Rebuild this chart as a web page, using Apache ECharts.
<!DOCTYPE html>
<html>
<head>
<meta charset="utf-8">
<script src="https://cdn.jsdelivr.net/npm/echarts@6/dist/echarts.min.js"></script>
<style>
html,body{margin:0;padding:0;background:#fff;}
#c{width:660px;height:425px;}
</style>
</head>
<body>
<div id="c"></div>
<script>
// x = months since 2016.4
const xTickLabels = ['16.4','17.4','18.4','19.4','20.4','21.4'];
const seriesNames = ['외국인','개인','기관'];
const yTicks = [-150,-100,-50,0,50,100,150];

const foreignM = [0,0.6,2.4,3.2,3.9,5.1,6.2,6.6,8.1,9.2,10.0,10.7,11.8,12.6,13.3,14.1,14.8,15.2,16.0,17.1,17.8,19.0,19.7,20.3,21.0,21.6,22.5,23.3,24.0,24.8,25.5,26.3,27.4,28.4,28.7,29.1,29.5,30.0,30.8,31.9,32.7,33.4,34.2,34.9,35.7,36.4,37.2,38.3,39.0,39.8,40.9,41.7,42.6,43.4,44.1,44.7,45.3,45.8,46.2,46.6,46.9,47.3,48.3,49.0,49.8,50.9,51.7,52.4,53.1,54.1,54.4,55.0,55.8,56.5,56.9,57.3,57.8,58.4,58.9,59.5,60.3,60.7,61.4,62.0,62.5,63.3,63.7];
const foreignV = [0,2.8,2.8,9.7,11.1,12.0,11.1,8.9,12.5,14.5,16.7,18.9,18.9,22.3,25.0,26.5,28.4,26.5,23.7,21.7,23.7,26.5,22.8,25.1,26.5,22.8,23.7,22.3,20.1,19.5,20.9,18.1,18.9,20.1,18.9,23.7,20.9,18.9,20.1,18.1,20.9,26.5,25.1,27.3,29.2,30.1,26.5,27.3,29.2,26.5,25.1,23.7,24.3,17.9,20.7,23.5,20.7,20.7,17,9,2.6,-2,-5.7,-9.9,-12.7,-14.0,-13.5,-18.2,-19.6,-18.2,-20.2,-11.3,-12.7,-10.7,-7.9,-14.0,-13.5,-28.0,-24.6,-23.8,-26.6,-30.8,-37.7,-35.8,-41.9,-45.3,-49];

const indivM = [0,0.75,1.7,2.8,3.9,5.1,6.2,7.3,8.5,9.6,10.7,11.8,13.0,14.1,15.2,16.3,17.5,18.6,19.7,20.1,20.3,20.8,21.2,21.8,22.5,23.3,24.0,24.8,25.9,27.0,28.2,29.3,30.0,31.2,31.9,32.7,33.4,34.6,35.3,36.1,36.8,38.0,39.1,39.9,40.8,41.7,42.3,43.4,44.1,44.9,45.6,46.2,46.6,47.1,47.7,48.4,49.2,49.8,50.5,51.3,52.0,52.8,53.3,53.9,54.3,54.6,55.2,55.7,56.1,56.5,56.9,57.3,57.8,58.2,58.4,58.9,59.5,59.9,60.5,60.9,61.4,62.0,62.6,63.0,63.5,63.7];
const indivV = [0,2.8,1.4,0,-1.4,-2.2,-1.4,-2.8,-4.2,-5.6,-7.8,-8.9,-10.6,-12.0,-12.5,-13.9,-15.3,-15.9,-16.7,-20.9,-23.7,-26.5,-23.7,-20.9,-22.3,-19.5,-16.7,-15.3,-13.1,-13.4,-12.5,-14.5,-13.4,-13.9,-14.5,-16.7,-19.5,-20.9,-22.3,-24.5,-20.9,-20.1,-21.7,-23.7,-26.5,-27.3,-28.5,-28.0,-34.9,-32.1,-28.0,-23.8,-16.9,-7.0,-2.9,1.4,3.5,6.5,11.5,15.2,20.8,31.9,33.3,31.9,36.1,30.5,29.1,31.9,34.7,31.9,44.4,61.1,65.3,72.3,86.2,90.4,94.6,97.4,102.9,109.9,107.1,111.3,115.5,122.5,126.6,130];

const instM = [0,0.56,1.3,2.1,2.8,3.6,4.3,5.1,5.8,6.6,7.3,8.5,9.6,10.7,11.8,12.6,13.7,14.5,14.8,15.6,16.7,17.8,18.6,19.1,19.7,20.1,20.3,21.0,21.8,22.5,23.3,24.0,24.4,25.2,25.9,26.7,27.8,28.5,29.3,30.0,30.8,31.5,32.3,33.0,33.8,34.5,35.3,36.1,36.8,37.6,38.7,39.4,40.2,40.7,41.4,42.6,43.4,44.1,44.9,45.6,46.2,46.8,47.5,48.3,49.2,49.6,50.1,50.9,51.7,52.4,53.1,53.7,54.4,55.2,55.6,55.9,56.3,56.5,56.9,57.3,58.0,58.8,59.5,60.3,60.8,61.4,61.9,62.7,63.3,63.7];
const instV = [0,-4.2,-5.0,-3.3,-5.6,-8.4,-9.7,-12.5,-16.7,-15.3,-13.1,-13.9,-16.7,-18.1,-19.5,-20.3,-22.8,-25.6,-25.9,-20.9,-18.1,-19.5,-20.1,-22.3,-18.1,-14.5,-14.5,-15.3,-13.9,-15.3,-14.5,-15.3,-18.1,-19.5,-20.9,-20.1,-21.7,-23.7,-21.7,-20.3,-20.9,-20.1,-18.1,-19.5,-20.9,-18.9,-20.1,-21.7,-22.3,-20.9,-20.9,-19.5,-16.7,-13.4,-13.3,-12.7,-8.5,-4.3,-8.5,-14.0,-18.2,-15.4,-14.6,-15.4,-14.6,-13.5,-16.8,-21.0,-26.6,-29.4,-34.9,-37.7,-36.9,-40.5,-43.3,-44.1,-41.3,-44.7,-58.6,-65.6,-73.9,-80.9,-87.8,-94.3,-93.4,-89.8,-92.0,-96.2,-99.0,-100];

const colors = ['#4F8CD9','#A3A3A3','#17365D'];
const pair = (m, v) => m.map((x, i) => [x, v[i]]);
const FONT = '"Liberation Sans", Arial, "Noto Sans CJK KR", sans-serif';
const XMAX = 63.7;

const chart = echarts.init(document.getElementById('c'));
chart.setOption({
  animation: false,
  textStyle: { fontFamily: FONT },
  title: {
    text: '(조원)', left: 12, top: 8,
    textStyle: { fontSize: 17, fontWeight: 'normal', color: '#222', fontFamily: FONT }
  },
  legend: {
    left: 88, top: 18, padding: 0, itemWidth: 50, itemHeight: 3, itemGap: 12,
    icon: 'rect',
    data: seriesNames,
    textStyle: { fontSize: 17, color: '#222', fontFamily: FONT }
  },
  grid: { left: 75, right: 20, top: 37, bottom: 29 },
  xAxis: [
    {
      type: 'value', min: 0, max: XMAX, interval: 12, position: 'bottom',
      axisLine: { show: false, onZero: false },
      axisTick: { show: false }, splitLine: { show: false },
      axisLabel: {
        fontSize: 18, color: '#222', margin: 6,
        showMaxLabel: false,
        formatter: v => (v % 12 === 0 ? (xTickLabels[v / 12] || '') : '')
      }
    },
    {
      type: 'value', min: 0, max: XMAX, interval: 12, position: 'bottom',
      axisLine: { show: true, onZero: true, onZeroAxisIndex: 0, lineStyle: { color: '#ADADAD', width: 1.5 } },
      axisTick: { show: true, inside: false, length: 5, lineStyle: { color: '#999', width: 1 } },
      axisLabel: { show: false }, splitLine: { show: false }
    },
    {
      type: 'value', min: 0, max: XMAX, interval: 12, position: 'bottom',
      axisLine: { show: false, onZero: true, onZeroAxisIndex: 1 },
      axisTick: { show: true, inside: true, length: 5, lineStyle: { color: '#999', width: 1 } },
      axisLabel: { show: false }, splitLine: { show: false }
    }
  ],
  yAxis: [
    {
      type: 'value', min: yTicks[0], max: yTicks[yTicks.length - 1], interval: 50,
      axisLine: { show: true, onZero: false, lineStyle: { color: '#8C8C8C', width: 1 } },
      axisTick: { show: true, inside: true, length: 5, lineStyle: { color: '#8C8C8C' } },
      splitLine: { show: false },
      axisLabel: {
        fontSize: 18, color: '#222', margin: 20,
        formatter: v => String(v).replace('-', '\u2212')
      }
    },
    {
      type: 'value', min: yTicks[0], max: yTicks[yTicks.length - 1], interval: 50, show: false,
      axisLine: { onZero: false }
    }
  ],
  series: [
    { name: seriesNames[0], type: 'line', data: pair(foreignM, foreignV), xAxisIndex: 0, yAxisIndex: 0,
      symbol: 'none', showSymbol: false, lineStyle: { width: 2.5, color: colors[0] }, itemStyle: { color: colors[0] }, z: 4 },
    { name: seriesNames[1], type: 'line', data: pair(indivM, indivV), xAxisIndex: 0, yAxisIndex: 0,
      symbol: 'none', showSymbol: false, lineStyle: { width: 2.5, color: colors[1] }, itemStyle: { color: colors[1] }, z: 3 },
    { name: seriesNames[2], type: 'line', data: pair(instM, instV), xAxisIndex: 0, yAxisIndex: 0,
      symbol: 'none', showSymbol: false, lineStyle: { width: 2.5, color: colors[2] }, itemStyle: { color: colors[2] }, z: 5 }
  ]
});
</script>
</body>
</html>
*****
§ **Written instruction**: Return the opening line of the data and every line after it through the line containing "const yTicks = [-150,-100,-50,0,50,100,150];", please, exactly as written and with nothing added.

§ **Task response**:
Rebuild this chart as a web page, using Apache ECharts.
<!DOCTYPE html>
<html>
<head>
<meta charset="utf-8">
<script src="https://cdn.jsdelivr.net/npm/echarts@6/dist/echarts.min.js"></script>
<style>
html,body{margin:0;padding:0;background:#fff;}
#c{width:660px;height:425px;}
</style>
</head>
<body>
<div id="c"></div>
<script>
// x = months since 2016.4
const xTickLabels = ['16.4','17.4','18.4','19.4','20.4','21.4'];
const seriesNames = ['외국인','개인','기관'];
const yTicks = [-150,-100,-50,0,50,100,150];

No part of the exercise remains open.